We have the gift of being able to look at back at their strengths and weaknesses and learn from them.
This isn’t an in-depth theological rendering of these letters. Rather, each post reflects what God has taught me through studying both the letters and the churches. As we walk through Revelation two and three over the next seven weeks, I hope you’ll be encouraged and share your thoughts here! Past posts can be found here: Revelation Series
Have you ever felt small, insignificant? If you’ve read enough of my blogposts, you know this is a struggle I’ve grappled with over many years.
That sense of, no matter what I do that is good, helpful, significant, worthy of notice, it’s not enough to actually get noticed.
The question becomes, who am I seeking to be noticed by?
The truth is, God sees.
He sees the things I do—both positive and negative. And He sees the heart motives that drive the actions. He knows me inside and out.
Thyatira was the smallest of the seven churches Jesus wrote to. One thing that stood out as I read Jesus’ words to this church is that, after He describes Himself to them, the first thing He says is, “I know your deeds . . .”
Jesus saw the love they shared for each other. He knew their good deeds, their perseverance, their patience. And He praised them.
Though the church had a lot of good going on, there were problems too. How like today’s churches! We’re an imperfect body of believers.
On the outside, this church looked like they had it all together. On the inside corruption corroded the integrity of the body. There was a woman (or perhaps a group of women, scholars aren’t certain) who proclaimed herself to be a prophetess.
And the believers in the church accepted this title for her. Jesus calls her Jezebel, associating her with the Jezebel of the Old Testament.
Jezebel’s false teachings encouraged believers to engage in eating food offered to idols and sexual immorality. These teachings lured believers into a place of compromise and sin.
Today we aren’t as concerned with eating food sacrificed to idols, but idol worship is still rampant. We don’t worship Diana or Ares or Zeus.
We worship money, power, prestige, and other worldly values.
We sacrifice time and relationships to attain status and the notice of the “important people.” To gain acceptance and satisfaction.
We sell ourselves out for the hope of the world’s accolades. Most of us don’t move in “world-shakers” realms. But we do move within the sphere of influence God has placed us.
What are our aspirations within this group of people?
Jesus knew His people would live among those who worshiped idols. Those who were powerful. He knew the believers of Thyatira lived among the business-savvy of their day.
The thing He held against the people of this church was that they did nothing to stop this “prophetess” from proclaiming her false doctrine. Instead, they tolerated her teachings.
They may not have been permitted to take legal action in their society. But they could have taken action within the church and excommunicate her.
This challenges me. It’s easy to live with my eyes focused in on my small world—my family, and those in my inner-circle.
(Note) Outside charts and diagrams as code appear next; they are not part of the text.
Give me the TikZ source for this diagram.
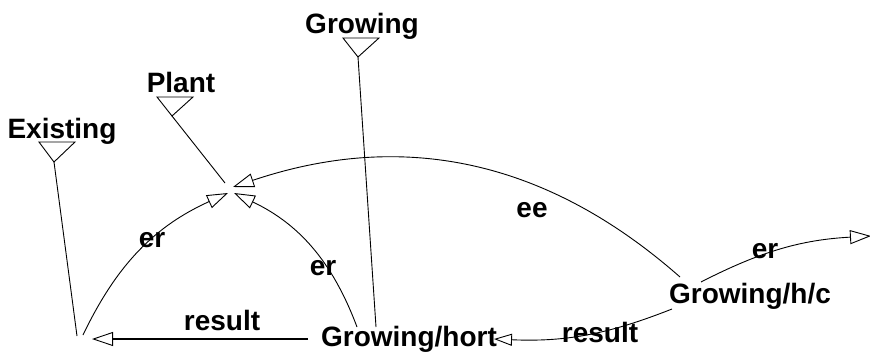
\documentclass[tikz,border=0pt]{standalone}
\usepackage{fontspec}
\setmainfont{Liberation Sans}
\usetikzlibrary{arrows.meta}
\begin{document}
\begin{tikzpicture}[x=1pt,y=1pt,
  lbl/.style={font=\bfseries\fontsize{28}{30}\selectfont, inner sep=0pt, anchor=base},
  thin line/.style={line width=0.9pt, black},
  oarrow/.style={thin line, -{Triangle[open,length=21pt,width=14pt,line width=0.9pt]}},
  marker/.style={line width=0.9pt}]
\useasboundingbox (0,0) rectangle (870,-356);
% text nodes
\node[lbl] (ex) at (62,-138) {Existing};
\node[lbl] (pl) at (181,-92) {Plant};
\node[lbl] (gr) at (362,-33) {Growing};
\node[lbl] (gh) at (409,-346) {Growing/hort};
\node[lbl] (ghc) at (750,-303) {Growing/h/c};
% markers (inverted triangles)
\coordinate (exApex) at (54,-162);
\coordinate (plApex) at (172,-116);
\coordinate (grApex) at (358,-57);
\draw[marker] (39,-142) -- (75,-142) -- (exApex) -- cycle;
\draw[marker] (157,-97) -- (193,-97) -- (plApex) -- cycle;
\draw[marker] (343,-38) -- (379,-38) -- (grApex) -- cycle;
% endpoints
\coordinate (hubE) at (233,-187);
\coordinate (hubL) at (228,-193);
\coordinate (hubR) at (234,-193);
\coordinate (hubP) at (225,-183);
\coordinate (exEnd) at (77,-336);
\coordinate (exArc) at (83,-335);
\coordinate (resTip) at (92,-339);
\coordinate (ghRes) at (308,-339);
\coordinate (ghTop) at (357,-327);
\coordinate (grEnd) at (376,-327);
\coordinate (ghEnd) at (494,-339);
\coordinate (ghcEE) at (680,-277);
\coordinate (ghcER) at (701,-282);
\coordinate (ghcRes) at (672,-309);
\coordinate (rightTip) at (871,-236);
% lines from markers
\draw[thin line] (exApex) -- (exEnd);
\draw[thin line] (plApex) -- (hubP);
\draw[thin line] (grApex) -- (grEnd);
% arrows
\draw[oarrow] (exArc) to[bend left=20] (hubL);
\draw[oarrow] (ghTop) to[bend right=22] (hubR);
\draw[oarrow] (ghcEE) to[bend right=30] (hubE);
\draw[oarrow, line width=1.6pt] (ghRes) -- (resTip);
\draw[thin line, -{Triangle[open,length=18pt,width=12pt,line width=0.9pt]}] (ghcRes) to[bend left=12] (ghEnd);
\draw[oarrow] (ghcER) to[bend left=12] (rightTip);
% labels
\node[lbl] (l1) at (152,-247) {er};
\node[lbl] (l2) at (323,-275) {er};
\node[lbl] (l3) at (222,-330) {result};
\node[lbl] (l4) at (532,-217) {ee};
\node[lbl] (l5) at (765,-258) {er};
\node[lbl] (l6) at (600,-342) {result};
\end{tikzpicture}
\end{document}
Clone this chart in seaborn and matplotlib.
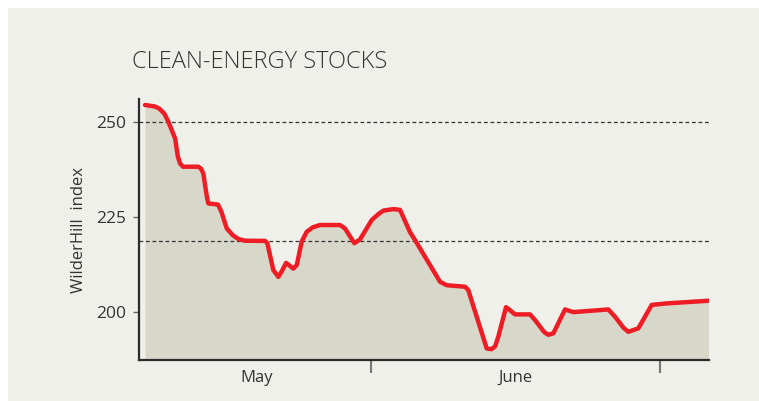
import matplotlib
matplotlib.use("Agg")
import matplotlib.pyplot as plt
import matplotlib.patches as mpatches
import seaborn as sns
import pandas as pd

# ---- data (days since 1 May, WilderHill index values) ----
day = [7.59, 8.63, 9.1, 9.6, 10.01, 10.71, 11.0, 11.22, 11.53, 13.12, 13.4, 13.64, 14.0, 14.16,
       15.16, 15.5, 16.07, 16.7, 17.27, 17.96, 20.04, 20.28, 20.90, 21.42, 21.8,
       22.22, 22.97, 23.33, 23.84, 24.36, 25.0, 25.74, 27.82, 28.33, 29.30, 29.89,
       31.10, 31.8, 32.31, 33.34, 34.04, 35.08, 35.60, 38.19, 38.88, 40.78, 41.12,
       43.03, 43.5, 43.89, 44.23, 45.03, 45.45, 45.96, 47.52, 48.04, 49.0, 49.42, 49.94,
       51.15, 52.01, 54.08, 55.64, 56.33, 57.2, 57.71, 58.75, 60.14, 61.70, 66.03]
index = [254.6, 254.2, 253.6, 252.3, 250.2, 245.8, 241.0, 239.2, 238.3, 238.3, 237.8, 236.5, 230.5,
         228.6, 228.3, 226.5, 222.0, 220.2, 219.2, 218.75, 218.7, 218.1, 211.0, 209.2, 210.8,
         212.9, 211.4, 212.3, 218.5, 221.1, 222.3, 222.9, 222.9, 222.0, 218.1, 219.1,
         224.2, 225.8, 226.7, 227.1, 226.9, 221.0, 218.9, 207.9, 207.0, 206.6, 205.7,
         190.3, 190.1, 190.8, 193.4, 201.2, 200.4, 199.3, 199.3, 197.8, 194.6, 193.9, 194.3,
         200.6, 199.9, 200.3, 200.6, 198.7, 195.8, 194.7, 195.6, 201.8, 202.2, 202.9]
ref_levels = [250.0, 218.8]
y_ticks = [200, 225, 250]
month_bounds = [31, 61]
month_labels = ["May", "June"]
month_label_pos = [19.2, 46.0]

BG = "#f0f0eb"
FILL = "#d7d8ca"
RED = "#ee1d25"
TXT = "#333333"

sns.set_theme(style="white")
plt.rcParams["font.family"] = ["Open Sans", "DejaVu Sans"]

df = pd.DataFrame({"day": day, "index": index})

fig = plt.figure(figsize=(7.59, 4.01), dpi=100, facecolor="white")
fig.patches.append(mpatches.Rectangle((8 / 759, 0), 1 - 8 / 759, 1 - 8 / 401,
                                      transform=fig.transFigure, facecolor=BG,
                                      edgecolor="none", zorder=-10))
ax = fig.add_axes([139 / 759, (401 - 360) / 401, (708.7 - 139) / 759, (360 - 99.3) / 401])
ax.set_zorder(5)
ax.set_facecolor(BG)

ax.fill_between(df["day"], df["index"], 150, color=FILL, zorder=1, linewidth=0)
for lv in ref_levels:
    ax.axhline(lv, color="#333333", lw=0.9, ls=(0, (3, 2.2)), zorder=2)
sns.lineplot(data=df, x="day", y="index", ax=ax, color=RED, linewidth=3.2,
             solid_joinstyle="round", solid_capstyle="round", zorder=3)

ax.set_xlim(6.97, 66.05)
ax.set_ylim(187.25, 256.1)

for s in ["top", "right"]:
    ax.spines[s].set_visible(False)
for s in ["left", "bottom"]:
    ax.spines[s].set_color("#2b2b2b")
    ax.spines[s].set_linewidth(1.6)

ax.set_yticks(y_ticks)
ax.set_yticklabels([str(v) for v in y_ticks], fontsize=12.5, color=TXT)
ax.tick_params(axis="y", which="major", left=True, length=4, width=1, color="#666666", pad=5)

ax.set_xticks(month_bounds)
ax.set_xticklabels(["", ""])
ax.tick_params(axis="x", which="major", bottom=True, length=9, width=1.5, color="#777777")
ax.set_xticks(month_label_pos, minor=True)
ax.set_xticklabels(month_labels, minor=True, fontsize=12, color=TXT)
ax.tick_params(axis="x", which="minor", bottom=False, length=0, pad=7)

ax.set_xlabel("")
ax.set_ylabel("WilderHill  index", fontsize=12, color=TXT, labelpad=7)

fig.text(132 / 759, 1 - 67.5 / 401, "CLEAN-ENERGY STOCKS", fontsize=17, color=TXT,
         fontweight="light", ha="left", va="baseline")

fig.savefig("out.png", dpi=100, facecolor="white")
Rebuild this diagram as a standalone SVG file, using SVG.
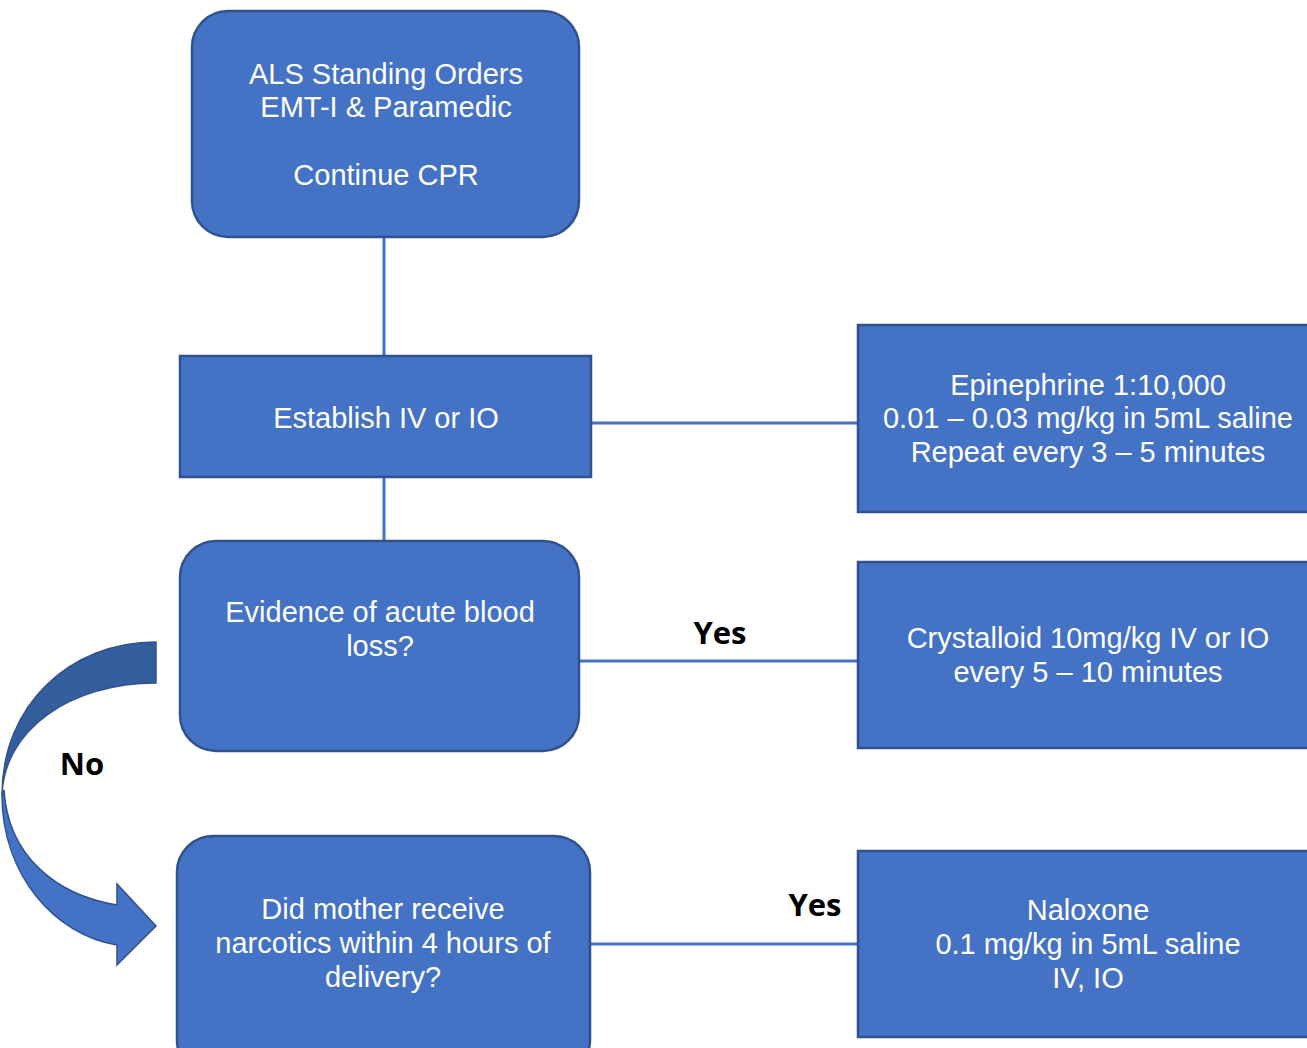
<svg xmlns="http://www.w3.org/2000/svg" width="1307" height="1048" viewBox="0 0 1307 1048">
<style>
.box{fill:#4472C4;stroke:#2F528F;stroke-width:2.5}
.t{font-family:"Liberation Sans",Arial,sans-serif;font-size:29px;fill:#fff;text-anchor:middle}
.lbl{font-family:"Open Sans","Liberation Sans",sans-serif;font-weight:bold;font-size:31px;fill:#000;text-anchor:middle}
.ln{stroke:#4472C4;stroke-width:3;fill:none}
</style>
<rect width="1307" height="1048" fill="#fff"/>
<g id="connectors">
<line class="ln" x1="384" y1="237" x2="384" y2="356"/>
<line class="ln" x1="384" y1="477" x2="384" y2="541"/>
<line class="ln" x1="591" y1="423" x2="858" y2="423"/>
<line class="ln" x1="579" y1="661" x2="858" y2="661"/>
<line class="ln" x1="590" y1="944" x2="858" y2="944"/>
<g id="no-arrow">
<path d="M156,642 C70,642 2,705 2,795 C4,730 70,683 156,683 Z" fill="#345D9D" stroke="#2F528F" stroke-width="1.5"/>
<path d="M2,795 C2,875 55,935 117,945 L117,965 L156,926 L117,884 L117,905 C55,895 8,855 4,790 Z" fill="#4472C4" stroke="#2F528F" stroke-width="1.5"/>
</g>
<text class="lbl" x="720" y="644">Yes</text>
<text class="lbl" x="815" y="916">Yes</text>
<text class="lbl" x="82" y="775">No</text>
</g>
<g id="n1">
<rect class="box" x="192" y="11" width="387" height="226" rx="36"/>
<text class="t" x="386" y="84">ALS Standing Orders</text>
<text class="t" x="386" y="117">EMT-I &amp; Paramedic</text>
<text class="t" x="386" y="185">Continue CPR</text>
</g>
<g id="n2">
<rect class="box" x="180" y="356" width="411" height="121"/>
<text class="t" x="386" y="428">Establish IV or IO</text>
</g>
<g id="n3">
<rect class="box" x="858" y="325" width="455" height="187"/>
<text class="t" x="1088" y="395">Epinephrine 1:10,000</text>
<text class="t" x="1088" y="428">0.01 – 0.03 mg/kg in 5mL saline</text>
<text class="t" x="1088" y="462">Repeat every 3 – 5 minutes</text>
</g>
<g id="n4">
<rect class="box" x="180" y="541" width="399" height="210" rx="36"/>
<text class="t" x="380" y="622">Evidence of acute blood</text>
<text class="t" x="380" y="656">loss?</text>
</g>
<g id="n5">
<rect class="box" x="858" y="562" width="455" height="186"/>
<text class="t" x="1088" y="648">Crystalloid 10mg/kg IV or IO</text>
<text class="t" x="1088" y="682">every 5 – 10 minutes</text>
</g>
<g id="n6">
<rect class="box" x="177" y="836" width="413" height="240" rx="36"/>
<text class="t" x="383" y="919">Did mother receive</text>
<text class="t" x="383" y="953">narcotics within 4 hours of</text>
<text class="t" x="383" y="987">delivery?</text>
</g>
<g id="n7">
<rect class="box" x="858" y="851" width="455" height="186"/>
<text class="t" x="1088" y="920">Naloxone</text>
<text class="t" x="1088" y="954">0.1 mg/kg in 5mL saline</text>
<text class="t" x="1088" y="988">IV, IO</text>
</g>
</svg>
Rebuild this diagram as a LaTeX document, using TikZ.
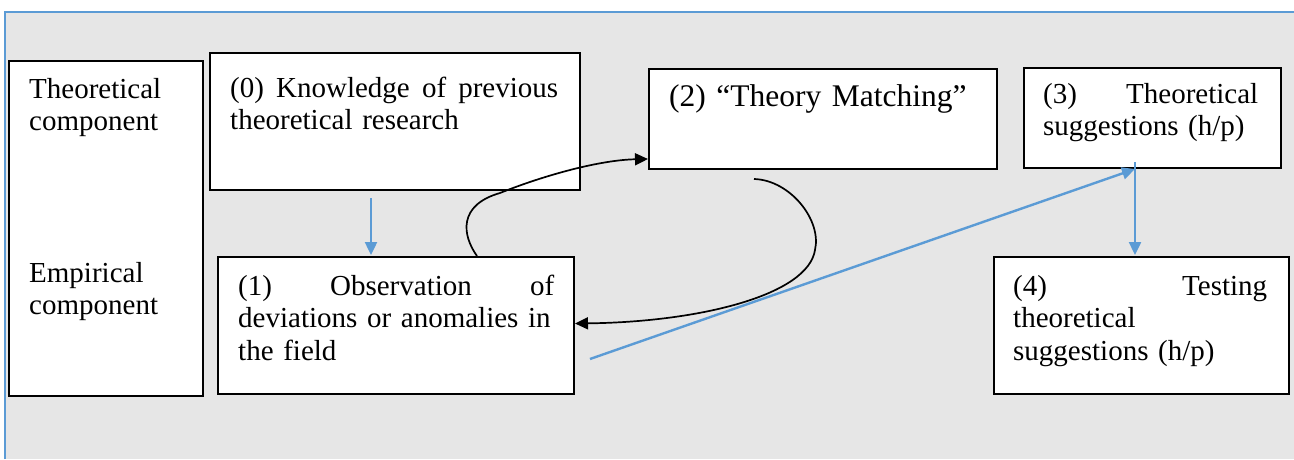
\documentclass[tikz,border=0pt]{standalone}
\usepackage{fontspec}
\setmainfont{Liberation Serif}
\usetikzlibrary{arrows.meta,calc}
\definecolor{bgrey}{RGB}{230,230,230}
\definecolor{lblue}{RGB}{91,155,213}
\begin{document}
\begin{tikzpicture}[x=1pt,y=-1pt,
  box/.style={draw=black,fill=white,line width=2pt,inner sep=0pt,anchor=north west},
  txt/.style={inner sep=0pt,anchor=north west,align=left,font=\fontsize{29}{32.5}\selectfont},
  blk/.style={draw=black,line width=1.7pt,-{Triangle[length=13pt,width=12pt]}},
  blu/.style={draw=lblue,line width=2.4pt,-{Triangle[length=13pt,width=12pt]}}]
\useasboundingbox (0,0) rectangle (1294,459);
\fill[bgrey] (5,12) rectangle (1294,459);
\draw[lblue,line width=1.5pt] (5,459) -- (5,12) -- (1294,12);
% boxes
\node[box,minimum width=194pt,minimum height=335pt] (L) at (8,60) {};
\node[box,minimum width=370pt,minimum height=137pt] (b0) at (209,52) {};
\node[box,minimum width=348pt,minimum height=100pt] (b2) at (648,68) {};
\node[box,minimum width=257pt,minimum height=100pt] (b3) at (1023,67) {};
\node[box,minimum width=356pt,minimum height=137pt] (b1) at (217,256) {};
\node[box,minimum width=295pt,minimum height=137pt] (b4) at (993,256) {};
% texts
\node[txt,text width=170pt] (tL1) at (29,76) {\rule{0pt}{22pt}Theoretical\\component};
\node[txt,text width=170pt] (tL2) at (29,260) {\rule{0pt}{22pt}Empirical\\component};
\node[txt,text width=328pt] (t0) at (230,75) {\rule{0pt}{22pt}(0)\hfill Knowledge\hfill of\hfill previous\\theoretical research};
\node[txt,text width=320pt,font=\fontsize{31.5}{36}\selectfont] (t2) at (669,82) {\rule{0pt}{24pt}(2) “Theory Matching”};
\node[txt,text width=215pt] (t3) at (1043,81) {\rule{0pt}{22pt}(3)\hfill Theoretical\\suggestions (h/p)};
\node[txt,text width=316pt] (t1) at (238,273) {\rule{0pt}{22pt}(1)\hfill Observation\hfill of\\deviations or anomalies in\\the field};
\node[txt,text width=254pt] (t4) at (1013,273) {\rule{0pt}{22pt}(4)\hfill Testing\\theoretical\\suggestions (h/p)};
% connectors
\draw[blu] ([xshift=-24pt,yshift=-7pt]b0.south) -- ([xshift=-25pt,yshift=1pt]b1.north);
\draw[blu] ([xshift=15pt,yshift=-33.5pt]b1.east) -- ([xshift=-17.5pt]b3.south);
\draw[blu] ([xshift=-17.5pt,yshift=7pt]b3.south) -- ([xshift=-6.5pt,yshift=1pt]b4.north);
\draw[blk] ([xshift=81pt]b1.north) .. controls (462,235) and (458,205) .. (500,193)
  .. controls (545,175) and (600,160) .. ([yshift=-40pt]b2.west);
\draw[blk] ([xshift=-69pt,yshift=-9pt]b2.south) .. controls (790,180) and (822,220) .. (815,250)
  .. controls (808,295) and (700,322) .. ([yshift=2pt]b1.east);
\end{tikzpicture}
\end{document}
I might hear those who teach doctrines that don’t align with God’s word. My solution is simple: stay away from them.
Is this enough?
After reading God’s words to Thyatira, I realize that my responsibility is more than avoidance. No, I may not be able to stop people from teaching things that contradict God’s word.
But, I can pray for those who hear the words. I can pray for opportunities to share God’s truth with some who may be confused.
I need to know God’s word well enough to be able to share its truth when people speak lies to me, or to those around me.
I must be willing to face conflict to uphold God’s truth.
It’s all a little—no, a lot—scary to me. I don’t like conflict. Just sayin’.
As I consider Jesus’ words to Thyatira, there’s comfort in knowing Jesus sees His followers. He knows them—heart, mind, soul, and spirit.
He sees the things we do that are good. He knows the things we do that compromise His word. And Jesus calls us to live holy—whole-ly—before Him.
May we have hearts that want God to show us when we are doing something wrong, believing something inaccurate. Having a heart open to Him will be a safeguard to falling into believing false teaching.
What about you? What do you do when you hear false teaching espoused and lifted up? How do you live holy?